You have just unboxed your new lighting rig. You have your wash bars, your moving heads, and your strobe panels. You plug them into the wall, and they light up—but they are doing their own thing. Some are flashing to the beat, others are cycling through colors randomly. To take control, you need to speak their language. That language is DMX.
DMX (Digital Multiplex) is the worldwide standard for stage lighting communication. It allows a single controller to tell a fixture exactly what color to be, where to point, and when to strobe. While it can seem intimidating at first, the logic behind it is actually quite simple. It’s all about addresses and mailboxes.
In this guide, we will demystify the three pillars of lighting control: The Address, the Universe, and the Terminator.
1. The DMX Address: Your Fixture's "Seat Number"
Imagine your DMX cable is a long train, and inside that train are 512 seats. Each seat contains a specific instruction (a value between 0 and 255).
A lighting fixture doesn't just take up one seat; it takes up a block of seats depending on how complex it is. This is called the fixture's Channel Mode.
- A Simple PAR Light: Might be in "4-Channel Mode" (Red, Green, Blue, Dimmer). It needs 4 seats.
- A Complex Moving Head: Might be in "16-Channel Mode" (Pan, Tilt, Color, Gobo, Prism, Focus, etc.). It needs 16 seats.
How to Address Your Lights
When you set the "DMX Address" on the back of a light, you are telling it which seat number to start at. The golden rule is that addresses cannot overlap, or the lights will behave strangely.
Fixture A (10 Channels): Set to Address 1. (It uses channels 1 through 10).
Fixture B (10 Channels): Must be set to Address 11. (It uses channels 11 through 20).
Fixture C (10 Channels): Must be set to Address 21.
If you set Fixture B to Address 5, it would start listening to instructions meant for the tail end of Fixture A. This results in chaos—your moving head might spin every time you try to turn up the red color on your wash light.
2. The Universe: The Speed Limit of Lighting
You might wonder, "Why does the train only have 512 seats?"
A DMX Universe is a single data link that creates a limit of 512 control channels. This is a hard limit of the protocol. If you connect a DMX controller to your lights using one cable, that cable can only carry 512 unique channels of information.
What happens if I need more?
If you have a massive show with 40 moving heads (20 channels each), that equals 800 channels. You have exceeded the capacity of one Universe. To solve this, professional consoles have multiple outputs labeled "Universe 1," "Universe 2," etc.

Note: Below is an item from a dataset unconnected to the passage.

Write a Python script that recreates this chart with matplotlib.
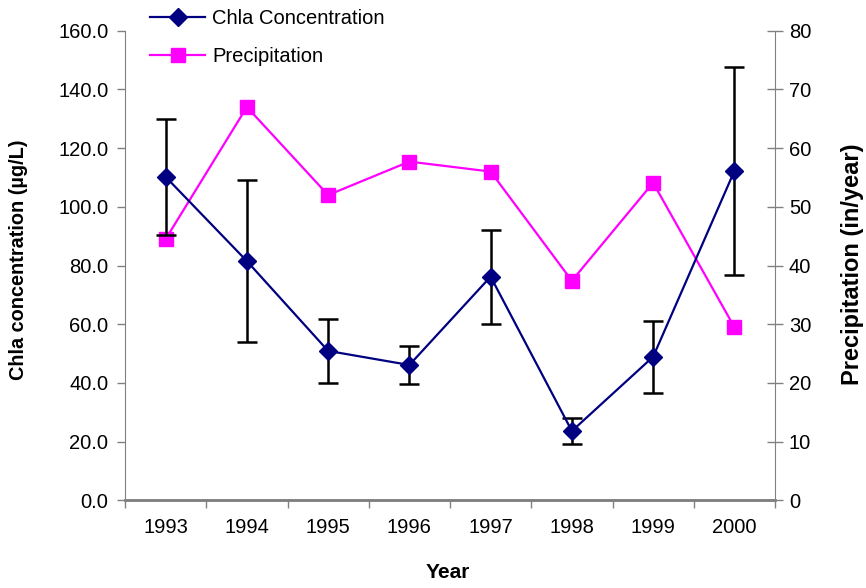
import matplotlib
matplotlib.use("Agg")
import matplotlib.pyplot as plt
import numpy as np

years = ["1993", "1994", "1995", "1996", "1997", "1998", "1999", "2000"]
chla = [110.2, 81.5, 50.9, 46.1, 76.2, 23.6, 48.9, 112.2]
chla_err = [19.7, 27.5, 10.9, 6.5, 16.0, 4.5, 12.2, 35.4]
precip = [44.5, 67.0, 52.0, 57.7, 56.0, 37.4, 54.1, 29.5]

plt.rcParams["font.family"] = ["Liberation Sans", "DejaVu Sans"]
FS = 14.5
GRAY = "#808080"
W, H = 866, 588

fig = plt.figure(figsize=(W / 100, H / 100), dpi=100)
ax = fig.add_axes([125 / W, 1 - 500.3 / H, 650 / W, 469.6 / H])
ax2 = ax.twinx()
ax.set_zorder(ax2.get_zorder() + 1)
ax.patch.set_visible(False)

x = np.arange(len(years))

# precipitation on the secondary axis
(lp,) = ax2.plot(x, precip, color="#FF00FF", lw=1.6, marker="s", ms=10,
                 mec="#FF00FF", mfc="#FF00FF", label="Precipitation")

# chlorophyll-a with error bars on the primary axis
ax.errorbar(x, chla, yerr=chla_err, fmt="none", ecolor="black",
            elinewidth=1.8, capsize=7, capthick=1.8, zorder=2)
(lc,) = ax.plot(x, chla, color="#000080", lw=1.6, marker="D", ms=9,
                mec="#000080", mfc="#000080", label="Chla Concentration",
                zorder=3)

ax.set_xlim(-0.5, len(years) - 0.5)
ax.set_ylim(0, 160)
ax2.set_ylim(0, 80)

# category axis: ticks at boundaries, labels at centers
ax.set_xticks(np.arange(-0.5, len(years), 1.0))
ax.set_xticklabels([])
ax.set_xticks(x, minor=True)
ax.set_xticklabels(years, minor=True, fontsize=FS)
ax.tick_params(axis="x", which="major", direction="out", length=6,
               width=1, color=GRAY)
ax.tick_params(axis="x", which="minor", length=0, pad=13)

ax.set_yticks(np.arange(0, 161, 20))
ax.set_yticklabels([f"{v:.1f}" for v in np.arange(0, 161, 20)], fontsize=FS)
ax.tick_params(axis="y", direction="out", length=6, width=1, color=GRAY,
               pad=6)

ax2.set_yticks(np.arange(0, 81, 10))
ax2.set_yticklabels([str(v) for v in range(0, 81, 10)], fontsize=FS)
ax2.tick_params(axis="y", direction="inout", length=12, width=1,
                color=GRAY, pad=4)

for a in (ax, ax2):
    a.spines["top"].set_visible(False)
    a.spines["left"].set_color(GRAY)
    a.spines["right"].set_color(GRAY)
    a.spines["bottom"].set_color(GRAY)
    a.spines["bottom"].set_linewidth(1.8)
ax.spines["right"].set_visible(False)
ax2.spines["left"].set_visible(False)

# axis titles
fig.text(19 / W, 1 - 260 / H, "Chla concentration (µg/L)", rotation=90,
         ha="center", va="center", fontsize=14.3, fontweight="bold")
fig.text(852 / W, 1 - 264 / H, "Precipitation (in/year)", rotation=90,
         ha="center", va="center", fontsize=17, fontweight="bold")
fig.text(448 / W, 1 - 572 / H, "Year", ha="center", va="center",
         fontsize=15, fontweight="bold")

fig.legend(handles=[lc, lp], loc="upper left",
           bbox_to_anchor=(142 / W, 1 - 1 / H), frameon=False,
           fontsize=FS, handlelength=2.75, handletextpad=0.35,
           labelspacing=0.95, borderaxespad=0)

fig.savefig("out.png", dpi=100)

For most mobile DJs, bands, and small venues, one Universe is plenty. However, pixel mapping consumes channels quickly. A single 12-zone RGB pixel bar uses 36 channels. Hook up 15 of those bars, and your Universe is full.
3. The DMX Terminator: The $10 Fix for Flickering
One of the most common support questions we receive is: "My lights are flickering/twitching randomly, even when the controller is off. Is the light broken?"
90% of the time, the light is fine. The problem is "Signal Reflection."
DMX is a digital data signal. It travels down your cables from the controller, into the first light, out to the second light, and so on. When the signal hits the very last light in the chain, it has nowhere left to go. Without a terminator, that signal can "bounce" back up the cable, colliding with new incoming signals.
This collision creates "noise" or "ghost data." Your lights might interpret this noise as a command to strobe or change color, resulting in annoying glitches.
The Solution
A DMX Terminator is a simple XLR plug with a 120-ohm resistor soldered inside. You plug it into the "DMX Output" of the very last fixture in your chain. It absorbs the signal, preventing the bounce-back.
Conclusion
Mastering DMX doesn't require a degree in engineering; it just requires basic math. Remember that every fixture needs its own unique space (Address), keep an eye on your total channel count (Universe), and always close the loop (Terminator).
Once you understand these three concepts, you are no longer just turning lights on; you are designing a show.